La corrida : « Ni art ni culture »
L’auteure : « J’étais fortement scandalisée, outrée, chagrinée, opposée au genre de spectacle qui met en scène la souffrance d’un animal pour la gloire de l’homme. Je ne savais pas encore quelle tournure cette nouveauté allait prendre dans mon âme et dans ma vie, mais je devinais qu’une rébellion s’était levée sans retour en arrière possible […]. “L’émotion est la source principale de toute prise de conscience. Point de passage de l’obscurité à la lumière, ni de l’inertie au mouvement, sans émotion” » (L’Âme et la Vie, de Carl Gustav Jung. Jung, et c’est compréhensible, est très présent tout au long du livre).
Analyste jungienne et écrivaine, Isabelle Nail s’intéresse très jeune à l’histoire du château d’Angers, « dont l’ombre s’étendait sur la rue de [son] enfance », et pas du tout à la corrida.

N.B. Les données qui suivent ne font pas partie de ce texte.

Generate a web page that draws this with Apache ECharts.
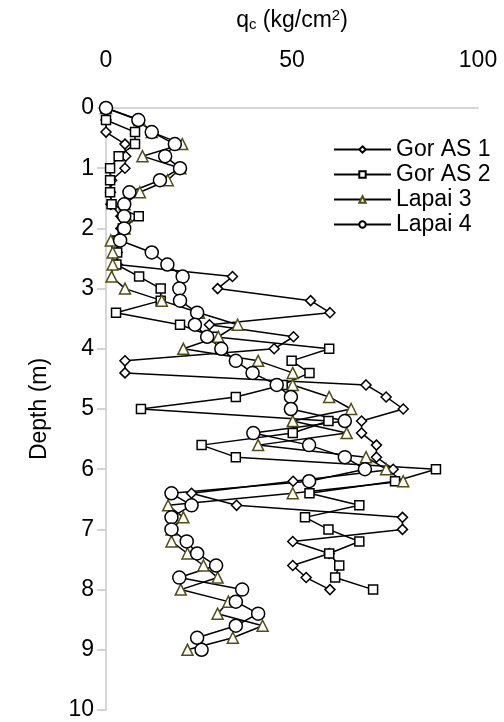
<!DOCTYPE html>
<html>
<head>
<meta charset="utf-8">
<script src="https://cdn.jsdelivr.net/npm/echarts@6/dist/echarts.min.js"></script>
<style>
html,body{margin:0;padding:0;background:#fff;}
#c{width:504px;height:722px;}
</style>
</head>
<body>
<div id="c"></div>
<script>
// Gor AS 1
var depthGor1 = [0.2,0.4,0.6,0.8,1.0,1.2,1.4,1.6,1.8,2.0,2.2,2.4,2.6,2.8,3.0,3.2,3.4,3.6,3.8,4.0,4.2,4.4,4.6,4.8,5.0,5.2,5.4,5.6,5.8,6.0,6.2,6.4,6.6,6.8,7.0,7.2,7.4,7.6,7.8,8.0];
var qcGor1    = [0,0,5.1,5.3,5.1,1.5,1.2,1.3,4,4,3,3,3,34,30,55,60.2,27.8,50.4,45.2,5.1,5.1,69.9,75.3,79.9,68.7,68.7,72.7,72.7,77.2,50.3,23,35.1,79.7,79.7,50.2,60,50.2,53.8,60.2];
// Gor AS 2
var depthGor2 = [0,0.2,0.4,0.6,0.8,1.0,1.2,1.4,1.6,1.8,2.0,2.2,2.4,2.6,2.8,3.0,3.2,3.4,3.6,3.8,4.0,4.2,4.4,4.6,4.8,5.0,5.2,5.4,5.6,5.8,6.0,6.2,6.4,6.6,6.8,7.0,7.2,7.4,7.6,7.8,8.0];
var qcGor2    = [0,0,7.8,7.8,3.4,1.1,1.1,1.1,1.5,8.8,4.5,3,3,2.8,8.9,14.7,14.7,2.7,19.9,29,60,49.9,54.7,47.5,34.9,9.4,59.8,50.2,25.7,34.9,88.7,77.7,54.7,68.1,53.5,59.8,68.1,60,62.7,61.6,71.8];
// Lapai 3
var depthLapai3 = [0,0.2,0.4,0.6,0.8,1.0,1.2,1.4,1.6,1.8,2.0,2.2,2.4,2.6,2.8,3.0,3.2,3.4,3.6,3.8,4.0,4.2,4.4,4.6,4.8,5.0,5.2,5.4,5.6,5.8,6.0,6.2,6.4,6.6,6.8,7.0,7.2,7.4,7.6,7.8,8.0,8.2,8.4,8.6,8.8,9.0];
var qcLapai3    = [0,9,12.3,20.5,9.8,20,16.6,9.1,5,5.5,5,1.3,1.8,1.8,1.5,5.1,15,25,35.4,30.2,20.8,40.9,50.2,50.2,60,65.9,50.2,64.7,40.9,69.9,75.3,79.9,50.2,16.7,20.8,17.6,17.6,21.9,26.2,30,20.1,32.9,30,42.1,34.1,21.9];
// Lapai 4
var depthLapai4 = [0,0.2,0.4,0.6,0.8,1.0,1.2,1.4,1.6,1.8,2.0,2.2,2.4,2.6,2.8,3.0,3.2,3.4,3.6,3.8,4.0,4.2,4.4,4.6,4.8,5.0,5.2,5.4,5.6,5.8,6.0,6.2,6.4,6.6,6.8,7.0,7.2,7.4,7.6,7.8,8.0,8.2,8.4,8.6,8.8,9.0];
var qcLapai4    = [0,8.7,12.3,18.5,15.9,19.9,14.5,6.3,4.9,4.9,4.9,3.8,12.3,16.5,20.6,19.7,19.9,24.5,23.9,27.2,31,34.9,39.4,45.9,49.7,49.7,64.2,39.6,54.6,64.2,69.6,54.6,17.6,23,17.6,17.6,21.7,24.5,29.6,19.7,36.6,34.9,40.9,34.9,24.5,25.7];

var xTicks = [0, 50, 100];
var yTicks = [0,1,2,3,4,5,6,7,8,9,10];

function pairs(q, d){ return q.map(function(v,i){ return [v, d[i]]; }); }

var FONT = 'Liberation Sans, Arial, sans-serif';
var FS = 23;
var chart = echarts.init(document.getElementById('c'));
var lineStyle = {color:'#000', width:1.5};
function mk(name, q, d, symbol, size, border){
  return {
    name: name, type:'line', data: pairs(q,d),
    symbol: symbol, symbolSize: size, showAllSymbol: true,
    lineStyle: lineStyle,
    itemStyle: {color:'#fff', borderColor: border, borderWidth:1.5},
    emphasis:{disabled:true}, animation:false
  };
}
chart.setOption({
  animation:false,
  textStyle:{fontFamily:FONT},
  grid:{left:106, right:26, top:108, bottom:12, containLabel:false},
  legend:{
    orient:'vertical', left:328, top:133, itemWidth:57, itemHeight:8, itemGap:2,
    textStyle:{fontSize:FS, color:'#000', fontFamily:FONT, lineHeight:23},
    data:['Gor AS 1','Gor AS 2','Lapai 3','Lapai 4']
  },
  xAxis:{
    type:'value', position:'top', min:xTicks[0], max:xTicks[xTicks.length-1], interval:50,
    name:'{n|q}{s|c}{n| (kg/cm}{p|2}{n|)}', nameLocation:'middle', nameGap:75,
    nameTextStyle:{fontSize:FS, rich:{
      n:{fontSize:FS, color:'#000', fontFamily:FONT},
      s:{fontSize:15, color:'#000', fontFamily:FONT, padding:[9,0,0,0]},
      p:{fontSize:15, color:'#000', fontFamily:FONT, padding:[0,0,10,0]}
    }},
    axisLine:{lineStyle:{color:'#c8c8c8', width:1.5}},
    axisTick:{show:false},
    axisLabel:{fontSize:FS, color:'#000', margin:36, fontFamily:FONT},
    splitLine:{show:false}
  },
  yAxis:{
    type:'value', inverse:true, min:yTicks[0], max:yTicks[yTicks.length-1], interval:1,
    name:'Depth (m)', nameLocation:'middle', nameGap:55, nameRotate:90,
    nameTextStyle:{fontSize:FS, color:'#000', fontFamily:FONT},
    axisLine:{lineStyle:{color:'#c8c8c8', width:1.5}},
    axisTick:{show:true, length:9, lineStyle:{color:'#c8c8c8', width:1.5}},
    axisLabel:{fontSize:FS, color:'#000', margin:12, fontFamily:FONT},
    splitLine:{show:false}
  },
  series:[
    mk('Gor AS 1', qcGor1, depthGor1, 'diamond', 10, '#000'),
    mk('Gor AS 2', qcGor2, depthGor2, 'rect', 9, '#000'),
    mk('Lapai 3', qcLapai3, depthLapai3, 'triangle', 11, '#4f4f14'),
    mk('Lapai 4', qcLapai4, depthLapai4, 'circle', 13, '#000')
  ]
});
</script>
</body>
</html>
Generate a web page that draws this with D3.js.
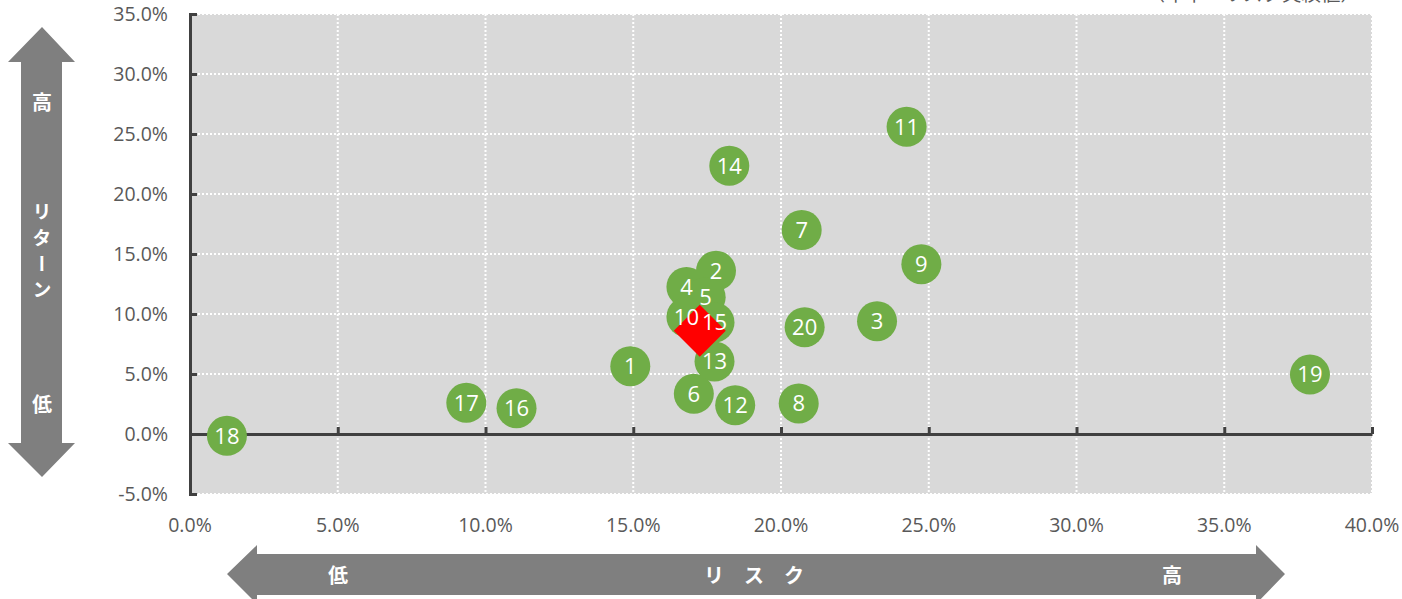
<!DOCTYPE html>
<meta charset="utf-8">
<style>
body { margin: 0; background: #fff; }
svg text { font-family: "Open Sans", "Noto Sans", sans-serif; }
.jp { font-family: "Noto Sans CJK JP", sans-serif; font-weight: bold; fill: #fff; }
.tick-label { fill: #595959; font-size: 19.5px; }
</style>
<body>
<div id="chart"></div>
<script src="https://d3js.org/d3.v7.min.js"></script>
<script>

// fund numbers, risk (x, %) and return (y, %)
var ids     = [1, 2, 3, 4, 5, 6, 7, 8, 9, 10, 11, 12, 13, 14, 15, 16, 17, 18, 19, 20];
var risks   = [14.9, 17.8, 23.25, 16.8, 17.45, 17.05, 20.7, 20.6, 24.75, 16.8, 24.25, 18.45, 17.75, 18.25, 17.75, 11.05, 9.35, 1.25, 37.9, 20.8];
var returns = [5.65, 13.6, 9.4, 12.25, 11.4, 3.35, 17.0, 2.55, 14.15, 9.75, 25.6, 2.4, 6.05, 22.35, 9.3, 2.15, 2.6, -0.15, 4.95, 8.9];

// highlighted portfolio (red diamond)
var markRisk = 17.25, markReturn = 8.6;

var xTicks = [0, 5, 10, 15, 20, 25, 30, 35, 40];
var yTicks = [-5, 0, 5, 10, 15, 20, 25, 30, 35];

var W = 1402, H = 599;
var svg = d3.select("#chart").append("svg")
    .attr("width", W)
    .attr("height", H);

var x = d3.scaleLinear().domain([0, 40]).range([190, 1372]);
var y = d3.scaleLinear().domain([-5, 35]).range([494, 14]);

// plot background
svg.append("rect")
    .attr("x", x(0)).attr("y", y(35))
    .attr("width", x(40) - x(0))
    .attr("height", y(-5) - y(35))
    .attr("fill", "#d9d9d9");

// dotted white gridlines
svg.selectAll(".vgrid")
    .data(xTicks.slice(1))
    .enter().append("line")
    .attr("x1", d => x(d)).attr("x2", d => x(d))
    .attr("y1", y(35)).attr("y2", y(-5))
    .attr("stroke", "#fff").attr("stroke-width", 2)
    .attr("stroke-dasharray", "2,2");

svg.selectAll(".hgrid")
    .data(yTicks)
    .enter().append("line")
    .attr("x1", x(0)).attr("x2", x(40))
    .attr("y1", d => y(d)).attr("y2", d => y(d))
    .attr("stroke", "#fff").attr("stroke-width", 2)
    .attr("stroke-dasharray", "2,2");

// y axis: thick dark line, ticks pointing inward
var yAxis = svg.append("g")
    .attr("transform", "translate(" + x(0) + ",0)")
    .call(d3.axisLeft(y).tickValues(yTicks).tickSize(-7).tickPadding(22)
        .tickFormat(d => d.toFixed(1) + "%"));
yAxis.select(".domain").attr("stroke", "#404040").attr("stroke-width", 3);
yAxis.selectAll(".tick line").attr("stroke", "#404040").attr("stroke-width", 3);
yAxis.selectAll(".tick text").attr("class", "tick-label").attr("font-size", null).attr("font-family", null);

// x axis sits at 0%, labels placed at the bottom of the plot
var xAxis = svg.append("g")
    .attr("transform", "translate(0," + y(0) + ")")
    .call(d3.axisTop(x).tickValues(xTicks).tickSize(7).tickSizeOuter(0).tickFormat(""));
xAxis.select(".domain").attr("stroke", "#404040").attr("stroke-width", 3);
xAxis.selectAll(".tick line").attr("stroke", "#404040").attr("stroke-width", 3);

svg.selectAll(".xlabel")
    .data(xTicks)
    .enter().append("text")
    .attr("class", "tick-label")
    .attr("x", d => x(d))
    .attr("y", 532)
    .attr("text-anchor", "middle")
    .text(d => d.toFixed(1) + "%");

// data points
var pts = ids.map((id, i) => ({id: id, risk: risks[i], ret: returns[i]}));

svg.selectAll(".pt")
    .data(pts)
    .enter().append("circle")
    .attr("cx", d => x(d.risk))
    .attr("cy", d => y(d.ret))
    .attr("r", 20)
    .attr("fill", "#70ad47");

var ds = 26;
svg.append("path")
    .attr("d", "M0," + (-ds) + "L" + ds + ",0L0," + ds + "L" + (-ds) + ",0Z")
    .attr("transform", "translate(" + x(markRisk) + "," + y(markReturn) + ")")
    .attr("fill", "#ff0000");

svg.selectAll(".ptlabel")
    .data(pts)
    .enter().append("text")
    .attr("x", d => x(d.risk))
    .attr("y", d => y(d.ret))
    .attr("dy", "0.35em")
    .attr("text-anchor", "middle")
    .attr("fill", "#fff")
    .attr("font-size", 22)
    .text(d => d.id);

// note at top right (cropped in the original)
svg.append("text")
    .attr("class", "tick-label")
    .attr("x", 1360).attr("y", 1)
    .attr("text-anchor", "end")
    .style("font-family", "'Noto Sans CJK JP', sans-serif")
    .text("（年率・リスク実績値）");

// vertical return arrow
var arrowFill = "#7f7f7f";
svg.append("path")
    .attr("d", "M42,27 L75,62 L62,62 L62,443 L75,443 L42,477 L8,443 L21,443 L21,62 L8,62 Z")
    .attr("fill", arrowFill);

svg.append("text").attr("class", "jp").attr("font-size", 20)
    .attr("x", 42).attr("y", 103).attr("dy", "0.35em").attr("text-anchor", "middle").text("高");
svg.append("text").attr("class", "jp").attr("font-size", 19)
    .attr("x", 42).attr("y", 202)
    .style("writing-mode", "vertical-rl")
    .style("letter-spacing", "7px")
    .text("リターン");
svg.append("text").attr("class", "jp").attr("font-size", 20)
    .attr("x", 42).attr("y", 405).attr("dy", "0.35em").attr("text-anchor", "middle").text("低");

// horizontal risk arrow
svg.append("path")
    .attr("d", "M227,574 L257,545 L257,554 L1256,554 L1256,545 L1285,574 L1256,604 L1256,595 L257,595 L257,604 Z")
    .attr("fill", arrowFill);

svg.append("text").attr("class", "jp").attr("font-size", 20)
    .attr("x", 338).attr("y", 576).attr("dy", "0.35em").attr("text-anchor", "middle").text("低");
svg.append("text").attr("class", "jp").attr("font-size", 20)
    .attr("x", 704).attr("y", 576).attr("dy", "0.35em")
    .style("letter-spacing", "20px")
    .text("リスク");
svg.append("text").attr("class", "jp").attr("font-size", 20)
    .attr("x", 1172).attr("y", 576).attr("dy", "0.35em").attr("text-anchor", "middle").text("高");

</script>
</body>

Dans ses livres d’espagnol, qu’elle étudie, aucune image sanglante, rien qui l’alerte. Et pourtant, « coïncidence troublante », le dieu Mithra lui envoie un signe…
En Espagne (Málaga, Madrid) d’abord, puis en France, à Arles, Isabelle Nail découvre, durant « la saison », les affiches et les annonces des corridas et, simultanément, elle apprend l’existence des opposants à la « torture tauromachique ». C’est à Dax, où elle va vivre pour raisons professionnelles, que son engagement contre ce qui lui apparaît au fil du temps comme une véritable barbarie exercée sur un animal sensible se concrétise. Rencontre avec le CRAC Europe pour la protection de l’enfance et la FLAC, Fédération des luttes pour l’abolition des corridas. Puis — et c’est important — la militante s’engage en politique.
Isabelle Nail avec le grand criminologue Jean-Pierre Bouchard, qui a intégré le comité d’honneur de la FLAC en septembre dernier.
Élue Europe Écologie-Les Verts au conseil municipal de Dax lors des élections de 20008, elle s’oppose, avec deux autres conseillers municipaux EELV, Sylvie Laulom et Jean-Marie Vignes, au maire PS Gabriel Bellocq. Ils s’affichent comme anticorrida en soutenant les militants tabassés à Rion-des-Landes le 24 août 2013. La sanction est immédiate… et démesurée. Puis manifestation, le 8 septembre 2013, avec le CRAC Europe. Isabelle Nail est « accusée [par le maire] d’encourager, si ce n’est de fomenter la violence en notre bonne ville thermale »…
Dax, ville taurine. Isabelle a tout compris : « Ici, il n’est pas “interdit d’interdire”, il est interdit de dire. » ABOLITION !
Luce Lapin
• Ni art, ni culture, essai. Éditions Astobelarra, Le Grand Chardon (mai 2014), 238 pages passionnantes (17,50 euros). Ça se lit d’une traite ! En vente en librairies. Couverture : peinture de Thierry Hély, président de la FLAC.